start Data lines

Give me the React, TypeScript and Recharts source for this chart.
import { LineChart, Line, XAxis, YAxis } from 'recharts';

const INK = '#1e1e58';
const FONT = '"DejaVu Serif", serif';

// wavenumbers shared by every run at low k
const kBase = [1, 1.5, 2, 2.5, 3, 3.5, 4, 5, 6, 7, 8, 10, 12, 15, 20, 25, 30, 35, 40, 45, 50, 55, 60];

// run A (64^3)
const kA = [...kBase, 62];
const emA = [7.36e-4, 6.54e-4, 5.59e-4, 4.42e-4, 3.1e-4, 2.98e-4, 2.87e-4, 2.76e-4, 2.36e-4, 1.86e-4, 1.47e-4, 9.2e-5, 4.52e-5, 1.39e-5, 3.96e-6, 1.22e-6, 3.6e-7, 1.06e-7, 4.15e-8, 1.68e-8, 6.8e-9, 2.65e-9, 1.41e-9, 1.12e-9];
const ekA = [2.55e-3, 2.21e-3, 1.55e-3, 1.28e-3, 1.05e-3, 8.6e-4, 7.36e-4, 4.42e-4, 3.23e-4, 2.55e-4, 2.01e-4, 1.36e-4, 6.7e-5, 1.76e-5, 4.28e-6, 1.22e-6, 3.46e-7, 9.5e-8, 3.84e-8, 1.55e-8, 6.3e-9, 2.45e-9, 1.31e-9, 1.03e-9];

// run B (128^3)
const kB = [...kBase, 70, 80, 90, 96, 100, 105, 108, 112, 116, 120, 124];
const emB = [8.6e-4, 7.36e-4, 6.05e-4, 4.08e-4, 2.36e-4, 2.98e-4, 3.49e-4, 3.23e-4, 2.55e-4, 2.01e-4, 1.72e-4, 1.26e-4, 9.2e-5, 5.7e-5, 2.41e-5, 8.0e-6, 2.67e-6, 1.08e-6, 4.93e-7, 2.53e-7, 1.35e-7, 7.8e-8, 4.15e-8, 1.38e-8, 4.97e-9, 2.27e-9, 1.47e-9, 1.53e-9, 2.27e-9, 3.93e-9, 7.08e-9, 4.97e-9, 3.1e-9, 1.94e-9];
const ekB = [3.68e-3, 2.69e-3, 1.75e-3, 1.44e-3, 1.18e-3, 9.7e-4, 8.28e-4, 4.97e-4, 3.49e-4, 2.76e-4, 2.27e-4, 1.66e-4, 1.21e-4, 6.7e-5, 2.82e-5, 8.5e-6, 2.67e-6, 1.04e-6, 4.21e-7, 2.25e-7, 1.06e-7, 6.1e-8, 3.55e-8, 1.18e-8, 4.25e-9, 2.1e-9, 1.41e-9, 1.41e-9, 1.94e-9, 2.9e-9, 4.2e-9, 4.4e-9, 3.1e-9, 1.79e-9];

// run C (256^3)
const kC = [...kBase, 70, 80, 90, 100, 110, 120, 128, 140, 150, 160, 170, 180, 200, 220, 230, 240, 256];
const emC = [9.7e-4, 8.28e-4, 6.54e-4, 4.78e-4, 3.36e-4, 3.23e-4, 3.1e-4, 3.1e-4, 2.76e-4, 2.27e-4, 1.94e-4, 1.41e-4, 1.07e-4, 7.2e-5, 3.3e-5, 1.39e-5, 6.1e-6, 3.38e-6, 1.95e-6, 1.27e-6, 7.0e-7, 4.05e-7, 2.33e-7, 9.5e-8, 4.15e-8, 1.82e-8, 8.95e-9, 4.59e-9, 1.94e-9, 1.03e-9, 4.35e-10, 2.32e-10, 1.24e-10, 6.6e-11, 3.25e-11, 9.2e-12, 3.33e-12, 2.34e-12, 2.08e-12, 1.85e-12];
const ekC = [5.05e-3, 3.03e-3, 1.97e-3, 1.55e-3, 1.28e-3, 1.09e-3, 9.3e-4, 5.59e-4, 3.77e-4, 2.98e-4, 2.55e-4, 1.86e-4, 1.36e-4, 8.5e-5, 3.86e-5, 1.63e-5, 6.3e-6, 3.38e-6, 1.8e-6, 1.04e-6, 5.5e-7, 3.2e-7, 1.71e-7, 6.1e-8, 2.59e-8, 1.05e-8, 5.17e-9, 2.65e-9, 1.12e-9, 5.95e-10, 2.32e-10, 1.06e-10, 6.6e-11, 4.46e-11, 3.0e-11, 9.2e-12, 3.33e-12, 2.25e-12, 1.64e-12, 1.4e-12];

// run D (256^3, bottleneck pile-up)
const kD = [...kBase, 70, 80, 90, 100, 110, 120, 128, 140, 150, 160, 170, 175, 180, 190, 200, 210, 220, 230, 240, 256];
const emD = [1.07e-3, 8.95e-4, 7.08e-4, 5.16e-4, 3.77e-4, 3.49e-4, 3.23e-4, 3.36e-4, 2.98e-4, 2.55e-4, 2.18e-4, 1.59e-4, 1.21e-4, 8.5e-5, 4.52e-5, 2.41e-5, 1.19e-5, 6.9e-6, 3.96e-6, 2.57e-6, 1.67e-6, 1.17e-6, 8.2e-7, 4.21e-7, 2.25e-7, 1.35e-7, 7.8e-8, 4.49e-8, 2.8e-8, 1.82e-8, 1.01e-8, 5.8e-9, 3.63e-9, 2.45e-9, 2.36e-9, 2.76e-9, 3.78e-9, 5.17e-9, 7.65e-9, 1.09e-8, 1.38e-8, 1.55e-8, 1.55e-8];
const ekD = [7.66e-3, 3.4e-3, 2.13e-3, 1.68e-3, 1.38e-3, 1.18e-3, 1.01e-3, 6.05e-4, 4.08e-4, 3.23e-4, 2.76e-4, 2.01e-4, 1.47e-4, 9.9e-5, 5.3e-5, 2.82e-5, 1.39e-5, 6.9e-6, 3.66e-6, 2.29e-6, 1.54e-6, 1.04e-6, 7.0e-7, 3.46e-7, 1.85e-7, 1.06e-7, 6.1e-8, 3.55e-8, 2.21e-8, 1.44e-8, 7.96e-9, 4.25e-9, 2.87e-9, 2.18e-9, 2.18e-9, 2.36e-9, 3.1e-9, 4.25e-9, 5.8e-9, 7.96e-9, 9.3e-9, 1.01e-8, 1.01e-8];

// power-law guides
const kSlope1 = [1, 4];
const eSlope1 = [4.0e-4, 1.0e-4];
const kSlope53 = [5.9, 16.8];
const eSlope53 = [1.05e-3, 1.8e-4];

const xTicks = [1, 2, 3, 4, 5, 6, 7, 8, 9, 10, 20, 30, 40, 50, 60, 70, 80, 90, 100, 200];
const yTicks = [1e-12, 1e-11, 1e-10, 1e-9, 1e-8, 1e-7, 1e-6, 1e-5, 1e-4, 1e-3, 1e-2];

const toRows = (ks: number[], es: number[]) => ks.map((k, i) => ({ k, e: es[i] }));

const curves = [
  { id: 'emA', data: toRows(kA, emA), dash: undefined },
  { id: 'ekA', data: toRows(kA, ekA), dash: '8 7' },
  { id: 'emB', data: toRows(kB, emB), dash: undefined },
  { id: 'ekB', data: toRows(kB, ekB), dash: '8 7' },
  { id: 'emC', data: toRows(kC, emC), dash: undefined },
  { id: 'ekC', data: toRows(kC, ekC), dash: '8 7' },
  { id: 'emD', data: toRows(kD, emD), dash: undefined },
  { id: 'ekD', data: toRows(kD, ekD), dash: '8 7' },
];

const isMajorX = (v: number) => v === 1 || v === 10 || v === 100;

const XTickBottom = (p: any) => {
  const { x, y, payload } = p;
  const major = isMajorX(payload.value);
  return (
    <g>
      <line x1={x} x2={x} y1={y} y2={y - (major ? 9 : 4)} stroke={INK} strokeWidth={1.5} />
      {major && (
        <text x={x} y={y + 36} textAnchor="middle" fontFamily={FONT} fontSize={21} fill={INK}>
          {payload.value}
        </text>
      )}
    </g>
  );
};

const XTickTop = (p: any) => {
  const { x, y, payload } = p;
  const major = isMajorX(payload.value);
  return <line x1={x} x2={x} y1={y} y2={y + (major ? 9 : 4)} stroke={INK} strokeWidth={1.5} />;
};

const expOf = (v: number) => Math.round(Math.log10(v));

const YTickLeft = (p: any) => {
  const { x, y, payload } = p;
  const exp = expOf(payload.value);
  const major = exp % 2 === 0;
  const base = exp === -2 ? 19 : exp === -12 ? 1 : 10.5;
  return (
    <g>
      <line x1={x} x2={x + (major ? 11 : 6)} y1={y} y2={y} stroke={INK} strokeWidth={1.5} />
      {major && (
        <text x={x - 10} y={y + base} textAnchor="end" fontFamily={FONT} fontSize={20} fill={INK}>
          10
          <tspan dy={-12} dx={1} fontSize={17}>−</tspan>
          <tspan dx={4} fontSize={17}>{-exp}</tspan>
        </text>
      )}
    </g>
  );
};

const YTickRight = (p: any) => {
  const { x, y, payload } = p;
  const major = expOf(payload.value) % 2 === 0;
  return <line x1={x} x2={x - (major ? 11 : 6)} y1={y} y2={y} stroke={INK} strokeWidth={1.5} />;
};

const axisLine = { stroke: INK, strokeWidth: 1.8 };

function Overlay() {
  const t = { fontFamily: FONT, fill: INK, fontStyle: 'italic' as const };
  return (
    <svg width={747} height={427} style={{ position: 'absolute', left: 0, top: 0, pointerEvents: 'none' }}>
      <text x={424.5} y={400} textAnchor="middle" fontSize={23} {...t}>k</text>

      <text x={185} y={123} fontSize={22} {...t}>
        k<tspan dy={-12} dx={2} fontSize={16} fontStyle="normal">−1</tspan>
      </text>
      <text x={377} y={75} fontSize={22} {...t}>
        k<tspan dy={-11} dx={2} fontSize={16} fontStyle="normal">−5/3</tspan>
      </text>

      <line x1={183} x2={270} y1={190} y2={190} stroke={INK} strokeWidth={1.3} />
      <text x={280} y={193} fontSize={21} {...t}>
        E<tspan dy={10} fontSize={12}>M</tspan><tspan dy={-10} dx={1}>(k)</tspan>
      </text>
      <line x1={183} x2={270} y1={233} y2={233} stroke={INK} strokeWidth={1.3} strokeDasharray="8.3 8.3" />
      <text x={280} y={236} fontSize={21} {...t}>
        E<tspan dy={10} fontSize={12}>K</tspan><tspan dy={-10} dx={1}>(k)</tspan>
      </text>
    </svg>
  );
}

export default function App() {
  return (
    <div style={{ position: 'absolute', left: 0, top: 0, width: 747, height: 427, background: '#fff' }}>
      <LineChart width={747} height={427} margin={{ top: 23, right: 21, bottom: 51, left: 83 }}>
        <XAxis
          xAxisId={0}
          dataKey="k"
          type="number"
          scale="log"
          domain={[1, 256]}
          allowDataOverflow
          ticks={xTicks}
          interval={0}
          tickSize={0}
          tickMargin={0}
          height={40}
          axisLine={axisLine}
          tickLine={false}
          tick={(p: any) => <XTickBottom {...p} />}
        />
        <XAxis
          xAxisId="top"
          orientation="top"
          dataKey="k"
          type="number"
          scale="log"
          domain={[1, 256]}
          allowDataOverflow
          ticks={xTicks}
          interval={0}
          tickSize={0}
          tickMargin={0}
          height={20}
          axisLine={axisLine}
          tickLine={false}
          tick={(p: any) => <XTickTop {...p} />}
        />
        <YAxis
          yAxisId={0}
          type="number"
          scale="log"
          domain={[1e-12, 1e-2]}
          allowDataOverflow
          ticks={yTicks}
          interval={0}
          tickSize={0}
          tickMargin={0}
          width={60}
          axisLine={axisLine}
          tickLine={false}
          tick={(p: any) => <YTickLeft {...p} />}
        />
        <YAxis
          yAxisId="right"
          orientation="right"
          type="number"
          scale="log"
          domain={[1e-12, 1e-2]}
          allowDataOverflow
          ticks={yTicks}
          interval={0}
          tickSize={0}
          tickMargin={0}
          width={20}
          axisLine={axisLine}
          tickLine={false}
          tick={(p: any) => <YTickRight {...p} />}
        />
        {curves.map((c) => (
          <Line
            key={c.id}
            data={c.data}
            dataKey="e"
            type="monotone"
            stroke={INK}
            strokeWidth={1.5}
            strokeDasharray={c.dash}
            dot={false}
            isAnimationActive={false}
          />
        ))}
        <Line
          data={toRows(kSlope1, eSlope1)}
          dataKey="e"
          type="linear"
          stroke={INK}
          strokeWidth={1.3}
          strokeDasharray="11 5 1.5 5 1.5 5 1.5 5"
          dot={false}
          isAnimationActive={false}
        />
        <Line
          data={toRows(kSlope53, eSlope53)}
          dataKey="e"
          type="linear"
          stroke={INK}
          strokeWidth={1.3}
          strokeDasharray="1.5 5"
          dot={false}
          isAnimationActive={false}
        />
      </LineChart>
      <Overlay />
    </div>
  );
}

end Data lines

• What needs to be done:
Only the lines from the beginning of the material above through the line with "2.45e-9, 1.31e-9, 1.03e-9];" are wanted; extract them exactly.

• Solution to this exercise:
Give me the React, TypeScript and Recharts source for this chart.
import { LineChart, Line, XAxis, YAxis } from 'recharts';

const INK = '#1e1e58';
const FONT = '"DejaVu Serif", serif';

// wavenumbers shared by every run at low k
const kBase = [1, 1.5, 2, 2.5, 3, 3.5, 4, 5, 6, 7, 8, 10, 12, 15, 20, 25, 30, 35, 40, 45, 50, 55, 60];

// run A (64^3)
const kA = [...kBase, 62];
const emA = [7.36e-4, 6.54e-4, 5.59e-4, 4.42e-4, 3.1e-4, 2.98e-4, 2.87e-4, 2.76e-4, 2.36e-4, 1.86e-4, 1.47e-4, 9.2e-5, 4.52e-5, 1.39e-5, 3.96e-6, 1.22e-6, 3.6e-7, 1.06e-7, 4.15e-8, 1.68e-8, 6.8e-9, 2.65e-9, 1.41e-9, 1.12e-9];
const ekA = [2.55e-3, 2.21e-3, 1.55e-3, 1.28e-3, 1.05e-3, 8.6e-4, 7.36e-4, 4.42e-4, 3.23e-4, 2.55e-4, 2.01e-4, 1.36e-4, 6.7e-5, 1.76e-5, 4.28e-6, 1.22e-6, 3.46e-7, 9.5e-8, 3.84e-8, 1.55e-8, 6.3e-9, 2.45e-9, 1.31e-9, 1.03e-9];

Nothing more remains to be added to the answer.